|Sonics vs. Seattle trial begins|
|Written by Admin|
|Monday, 16 June 2008 07:53|
That was the message from city of Seattle lawyers as a federal trial began Monday to determine whether the NBA franchise will be forced to stay at KeyArena until its lease expires in 2010.
Sonics owner Clay Bennett has gained the league's approval to move the team to his hometown of Oklahoma City and is hoping to pay the city no more than $10 million in lost rent for the next two seasons.
But in his opening statement Monday, Seattle lawyer Paul Lawrence said the city only agreed to renovate the old Seattle Coliseum - now KeyArena - at a cost of more than $80 million in the mid-1990s because the team agreed to stay until 2010. He told U.S. District Judge Marsha Pechman the city has every right to hold the Sonics to that bargain.
Furthermore, he said, Bennett knew full well that the Sonics had been losing money at KeyArena and assumed that risk when his group bought the team for $350 million in 2006.
``These are all sophisticated businessmen who know what it means to sign and assume a contract,'' Lawrence said. ``They can afford the losses they knew were coming.''
The opening presentation included photos of Sonics banners hanging from the rafters and excerpts from e-mails in which Bennett and other owners discussed their eagerness to move the team soon after buying it.

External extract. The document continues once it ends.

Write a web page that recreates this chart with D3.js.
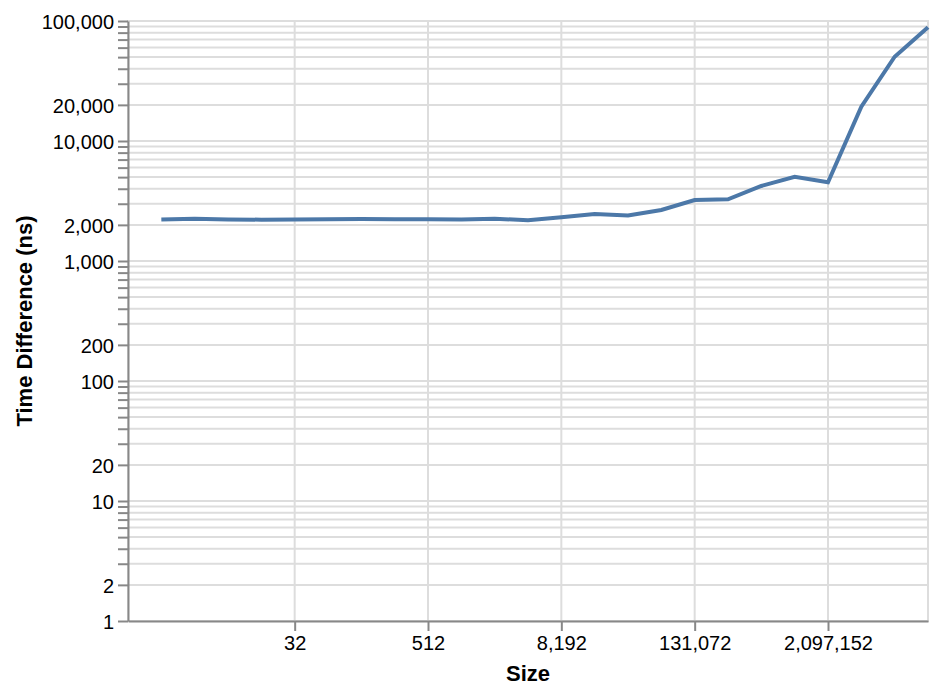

Forcing the Sonics to honor the lease would give the city two additional years to potentially reach a deal for a new arena, Lawrence said. He noted the NBA's approval to move the team is only good for one year.
``A lot can happen in two years,'' he said.
Sonics attorney Brad Keller began his opening statement by saying there were two key tenets to the Sonics lease: One, that they would play their home games at KeyArena for 15 years; and two, that the city would provide an ``economically feasible'' venue. Nowadays, KeyArena is ``terrible,'' economically and physically, compared to other arenas in the league, he said.
The 1994 deal that was supposed to be a win-win for the city and the team has become a lose-lose, he said. Forcing the team to stay would be like forcing an estranged husband and wife to share the same roof, he said.
``Like many relationships do, this relationship broke down,'' Keller said.